El dolor no tiene la más mínima compasión: reclama la carne prometida, gramo por gramo, y no parará hasta que no quede nada más de ti que una débil sombra de lo que fuiste. La traición y el rechazo duelen, pero nada puede compararse con el dolor de estar vacía. Nada duele más que no sentir dolor, y el hecho de que eso no tenga sentido y a la vez tenga todo el sentido del mundo me convence de que me estoy volviendo loca.
Pero lo cierto es que no me importa.
—¿Quieres que te traiga algo de comer?
«¿Es que no me ha oído? ¿No entiende que no quiero que esté aquí?» Es imposible pensar que no pueda oír el caos que reina en mi mente.
—Pau —insiste al ver que no respondo.
Necesito que se aleje de mí. No quiero mirarlo a los ojos, no quiero oír más promesas que romperá cuando empiece a dejar que el odio hacia sí mismo se apodere de él otra vez.

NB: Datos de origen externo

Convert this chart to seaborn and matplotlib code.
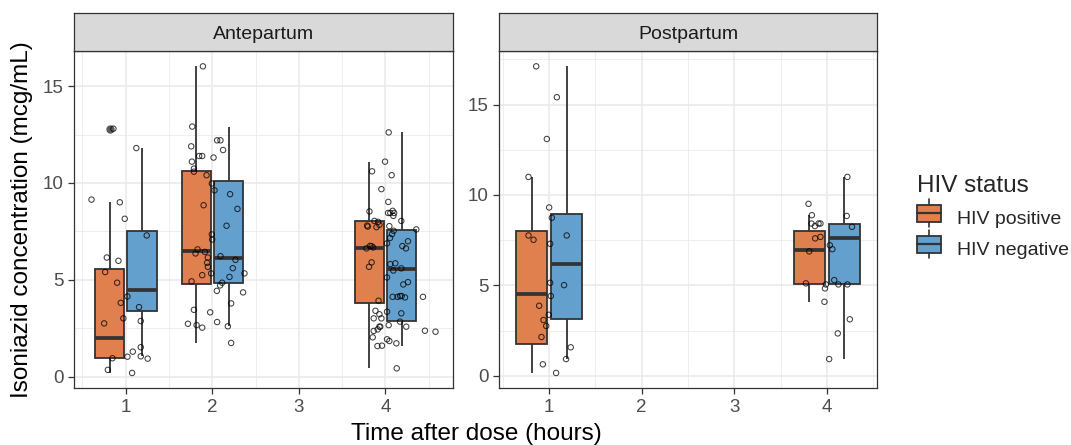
import numpy as np
import pandas as pd
import seaborn as sns
import matplotlib.pyplot as plt
from matplotlib.ticker import MultipleLocator
from matplotlib.patches import Rectangle
from matplotlib.lines import Line2D
from matplotlib.legend_handler import HandlerBase

# ---- data: concentrations (mcg/mL) and jittered x of each drawn point ----
status_levels = ["HIV positive", "HIV negative"]
x_ticks = [1, 2, 3, 4]
y_ticks = [0, 5, 10, 15]

# Antepartum, 1 h
ap1_pos = [0.19, 0.35, 0.93, 0.95, 1.03, 1.29, 2.75, 3.01, 5.40, 5.98, 9.00, 12.80]
ap1_pos_jx = [1.073, 0.793, 1.253, 0.846, 1.019, 1.081, 0.750, 0.972, 0.762, 0.915, 0.931, 0.857]
ap1_neg = [1.05, 1.52, 2.87, 3.59, 3.81, 4.14, 4.85, 6.15, 7.29, 8.15, 9.14, 11.80]
ap1_neg_jx = [1.173, 1.173, 1.173, 1.153, 0.942, 1.019, 0.900, 0.781, 1.242, 0.988, 0.604, 1.122]

# Antepartum, 2 h
ap2_pos = [1.74, 2.53, 2.73, 3.32, 3.78, 4.43, 4.92, 5.24, 5.60, 5.88, 6.15, 6.44,
           6.57, 7.08, 7.79, 8.85, 9.62, 10.58, 10.74, 11.10, 11.39, 11.89, 12.20, 16.02]
ap2_pos_jx = [2.217, 1.883, 1.718, 1.975, 2.217, 2.052, 1.760, 1.883, 2.236, 1.940, 1.948, 1.914,
              1.829, 1.998, 2.164, 1.899, 2.025, 1.787, 1.787, 1.764, 1.848, 1.756, 2.055, 1.891]
ap2_neg = [2.60, 2.66, 2.82, 3.45, 4.35, 4.71, 4.85, 5.15, 5.33, 5.33, 5.67, 6.03,
           6.22, 6.36, 7.34, 8.66, 9.42, 9.97, 10.40, 11.31, 11.39, 11.70, 12.20, 12.91]
ap2_neg_jx = [2.179, 1.818, 2.055, 1.787, 2.355, 2.090, 2.113, 2.198, 1.986, 2.371, 1.948, 2.267,
              2.094, 1.806, 1.994, 2.290, 2.205, 1.994, 1.933, 2.014, 1.883, 2.124, 2.094, 1.768]

# Antepartum, 4 h
ap4_pos = [0.43, 1.72, 2.03, 2.36, 2.58, 3.01, 3.40, 3.92, 4.16, 4.76, 4.88, 5.12, 5.59, 6.62,
           6.67, 6.74, 6.88, 7.36, 7.77, 7.84, 8.04, 8.04, 8.30, 8.45, 8.53, 9.02, 10.60, 11.10]
ap4_pos_jx = [4.130, 4.126, 3.853, 3.864, 3.930, 3.864, 3.884, 3.920, 4.168, 4.206, 4.260, 4.018, 4.183, 3.780,
              3.857, 3.840, 4.018, 4.076, 4.045, 3.930, 3.872, 4.183, 4.091, 4.030, 3.815, 4.033, 3.845, 3.995]
ap4_neg = [1.58, 1.60, 1.84, 1.93, 2.32, 2.37, 2.44, 2.58, 2.58, 2.66, 2.84, 3.01, 3.22, 3.27,
           3.35, 4.09, 4.12, 4.12, 4.12, 4.16, 5.48, 5.67, 5.81, 5.85, 5.90, 6.62, 6.74, 6.75,
           6.99, 7.16, 7.53, 7.60, 7.72, 7.75, 7.80, 7.99, 8.45, 8.45, 8.56, 9.68, 10.40, 12.61]
ap4_neg_jx = [3.907, 3.960, 4.045, 4.018, 4.578, 4.456, 3.910, 3.940, 4.240, 4.037, 4.168, 3.953, 3.930, 4.183,
              4.018, 4.226, 4.083, 4.140, 4.433, 4.187, 4.091, 3.810, 4.056, 4.114, 3.840, 4.237, 4.195, 3.822,
              4.260, 4.053, 4.095, 4.356, 3.896, 3.796, 3.788, 3.915, 4.056, 4.100, 4.083, 3.953, 4.071, 4.037]

# Postpartum, 1 h
pp1_pos = [0.15, 0.63, 2.14, 3.87, 5.14, 7.76, 8.74, 11.00]
pp1_pos_jx = [1.075, 0.932, 0.917, 0.892, 1.011, 0.777, 1.029, 0.777]
pp1_neg = [0.92, 1.57, 2.75, 3.08, 3.37, 4.41, 5.01, 7.30, 7.52, 7.76, 9.31, 13.10, 15.41, 17.12]
pp1_neg_jx = [1.183, 1.233, 0.968, 0.939, 0.996, 1.018, 1.161, 1.011, 0.831, 1.190, 1.000, 0.975, 1.083, 0.860]

# Postpartum, 4 h
pp4_pos = [4.09, 4.83, 5.05, 5.11, 6.88, 7.00, 7.22, 8.24, 8.84, 8.88]
pp4_pos_jx = [3.974, 3.980, 3.990, 3.774, 3.810, 4.060, 4.032, 4.272, 4.215, 3.838]
pp4_neg = [0.92, 2.34, 3.12, 5.05, 5.05, 5.29, 7.60, 7.68, 8.28, 8.42, 8.42, 8.42, 9.51, 11.00]
pp4_neg_jx = [4.025, 4.118, 4.248, 4.125, 4.222, 4.080, 3.874, 3.931, 3.871, 3.834, 3.910, 3.931, 3.802, 4.222]


def build(groups):
    rows = []
    for t, status, vals, jx in groups:
        for v, j in zip(vals, jx):
            rows.append((t, status, v, j))
    return pd.DataFrame(rows, columns=["time", "status", "conc", "jx"])


ante = build([
    (1, "HIV positive", ap1_pos, ap1_pos_jx), (1, "HIV negative", ap1_neg, ap1_neg_jx),
    (2, "HIV positive", ap2_pos, ap2_pos_jx), (2, "HIV negative", ap2_neg, ap2_neg_jx),
    (4, "HIV positive", ap4_pos, ap4_pos_jx), (4, "HIV negative", ap4_neg, ap4_neg_jx),
])
post = build([
    (1, "HIV positive", pp1_pos, pp1_pos_jx), (1, "HIV negative", pp1_neg, pp1_neg_jx),
    (4, "HIV positive", pp4_pos, pp4_pos_jx), (4, "HIV negative", pp4_neg, pp4_neg_jx),
])

# ---- style ----
edge = "#333333"
colors = ["#E0804F", "#64A0CD"]
sns.set_theme(style="whitegrid", rc={
    "axes.edgecolor": edge,
    "axes.linewidth": 0.9,
    "grid.color": "#EBEBEB",
    "grid.linewidth": 1.2,
    "xtick.bottom": True,
    "ytick.left": True,
    "xtick.major.size": 4,
    "ytick.major.size": 4,
    "xtick.major.width": 0.9,
    "ytick.major.width": 0.9,
    "xtick.color": edge,
    "ytick.color": edge,
})
plt.rcParams["font.family"] = ["Liberation Sans", "DejaVu Sans"]

W, H = 1071, 445
fig = plt.figure(figsize=(W / 100, H / 100), dpi=100)

panel_top, panel_bot, strip_top = 51, 388.3, 13.3
dodge_w, gap = 0.75, 0.1
box_half = dodge_w / 2 * (1 - gap / 2)

panels = [("Antepartum", ante, (74.3, 452.7)), ("Postpartum", post, (499, 877))]
for name, df, (x0, x1) in panels:
    ax = fig.add_axes([x0 / W, (H - panel_bot) / H, (x1 - x0) / W, (panel_bot - panel_top) / H])
    ax.set_axisbelow(True)

    # native x scale: width is in units of the smallest gap between times
    step = np.diff(np.unique(df["time"])).min()
    sns.boxplot(
        data=df, x="time", y="conc", hue="status", hue_order=status_levels,
        palette=colors, saturation=1, native_scale=True, width=dodge_w / step, gap=gap,
        linewidth=1.3, linecolor=edge, whis=1.5, showcaps=False,
        medianprops=dict(color=edge, linewidth=2.7),
        flierprops=dict(marker="o", markersize=5, markerfacecolor="#5A5A5A",
                        markeredgecolor="#5A5A5A"),
        legend=False, ax=ax,
    )
    sns.scatterplot(
        data=df, x="jx", y="conc", marker="o", s=15, facecolor="none",
        edgecolor="black", linewidth=0.75, alpha=0.75, zorder=3,
        legend=False, ax=ax,
    )

    # ggplot-like limits: data extent plus 5 % each side
    lo = min(df["jx"].min(), df["time"].min() - box_half)
    hi = max(df["jx"].max(), df["time"].max() + box_half)
    ax.set_xlim(lo - 0.05 * (hi - lo), hi + 0.05 * (hi - lo))
    ylo, yhi = df["conc"].min(), df["conc"].max()
    ax.set_ylim(ylo - 0.05 * (yhi - ylo), yhi + 0.05 * (yhi - ylo))

    ax.set_xticks(x_ticks)
    ax.set_yticks(y_ticks)
    ax.xaxis.set_minor_locator(MultipleLocator(0.5))
    ax.yaxis.set_minor_locator(MultipleLocator(2.5))
    ax.grid(which="major", color="#EBEBEB", linewidth=1.2)
    ax.grid(which="minor", color="#EBEBEB", linewidth=0.6)
    ax.tick_params(which="major", labelsize=13.5, labelcolor="#4D4D4D", pad=3.5)
    ax.tick_params(which="minor", length=0)
    ax.set_xlabel("")
    ax.set_ylabel("")
    for s in ax.spines.values():
        s.set_color(edge)
        s.set_linewidth(0.9)

    # facet strip
    sax = fig.add_axes([x0 / W, (H - panel_top) / H, (x1 - x0) / W, (panel_top - strip_top) / H])
    sax.set_facecolor("#D9D9D9")
    sax.set_xticks([])
    sax.set_yticks([])
    sax.grid(False)
    for s in sax.spines.values():
        s.set_color(edge)
        s.set_linewidth(0.9)
    sax.text(0.5, 0.5, name, ha="center", va="center_baseline", fontsize=14,
             color="#1A1A1A", transform=sax.transAxes)


# legend with boxplot-shaped keys
class BoxKey(HandlerBase):
    def create_artists(self, legend, orig, xd, yd, w, h, fs, trans):
        cx = xd + w / 2
        box = Rectangle((xd, yd), w, h, facecolor=orig.get_facecolor(),
                        edgecolor=edge, linewidth=1.3, transform=trans)
        med = Line2D([xd, xd + w], [yd + h / 2] * 2, color=edge, linewidth=1.6, transform=trans)
        up = Line2D([cx, cx], [yd + h, yd + h * 1.3], color=edge, linewidth=1.2, transform=trans)
        dn = Line2D([cx, cx], [yd, yd - h * 0.3], color=edge, linewidth=1.2, transform=trans)
        return [box, med, up, dn]


handles = [Rectangle((0, 0), 1, 1, facecolor=c) for c in colors]
fig.legend(handles, status_levels, title="HIV status", loc="center left",
           bbox_to_anchor=(917 / W, 1 - 217 / H), frameon=False, fontsize=14,
           title_fontsize=17.5, alignment="left", handlelength=1.25, handleheight=1.0,
           handletextpad=0.8, labelspacing=0.6, borderpad=0, borderaxespad=0,
           handler_map={Rectangle: BoxKey()})

fig.text(476 / W, 1 - 434 / H, "Time after dose (hours)", ha="center", va="center",
         fontsize=17.5, color="black")
fig.text(22 / W, 1 - 220 / H, "Isoniazid concentration (mcg/mL)", ha="center", va="center",
         rotation=90, fontsize=17.5, color="black")

fig.savefig("out.png", dpi=100)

Me arde muchísimo la garganta, pero grito el nombre de la persona que de verdad se preocupa por mí:
—¡Noah!
En cuanto lo hago, entra corriendo por la puerta del dormitorio, decidido a ser la fuerza de la naturaleza que por fin sacará al inamovible Pedro de mi habitación y de mi vida. Noah se coloca delante de mí y observa a Pedro, al que por fin me aventuro a mirar.
—Ya te he dicho que si me llamaba tendrías que marcharte —le dice.
Pedro deja entonces la ternura a un lado y lo fulmina lleno de rabia con la mirada. Sé que está esforzándose por controlar su temperamento. Tiene algo en la mano..., ¿una escayola? Miro de nuevo y confirmo que una escayola cubre su mano y su muñeca.
—Vamos a dejar algo claro —señala mientras se levanta y mira a Noah desde su altura—. Estoy intentando que no se altere, y ésa es la única razón por la que no te he partido el cuello. Pero no tientes a la suerte.
En mi deteriorado y caótico estado mental, veo la cabeza de mi padre cayendo hacia atrás y su mandíbula abriéndose. Sólo quiero silencio. Quiero escuchar silencio, y necesito que haya silencio en mi mente.
Me entran arcadas cuando la imagen se multiplica conforme sus voces se vuelven más fuertes y más furiosas, y mi cuerpo me ruega que lo eche todo, que lo expulse todo de mi estómago. El problema es que no tengo nada en el cuerpo, aparte de agua, de modo que el ácido me quema la garganta cuando vomito sobre mi viejo edredón.
—¡Mierda! —exclama Pedro—. ¡Lárgate, joder! —Empuja el pecho de Noah con una mano, y éste se tambalea hacia atrás y se agarra al marco de la puerta.
—¡Lárgate tú! ¡Ni siquiera quiere que estés aquí! —le espeta Noah, y corre hacia adelante y empuja a Pedro.
No se dan cuenta de que me levanto de la cama y me limpio el vómito de la boca con la manga. Puesto que ambos están centrados únicamente en su ira y en su infinita «lealtad» hacia mí, salgo de la habitación, cruzo el pasillo y salgo por la puerta de entrada sin que ninguno de los dos se entere.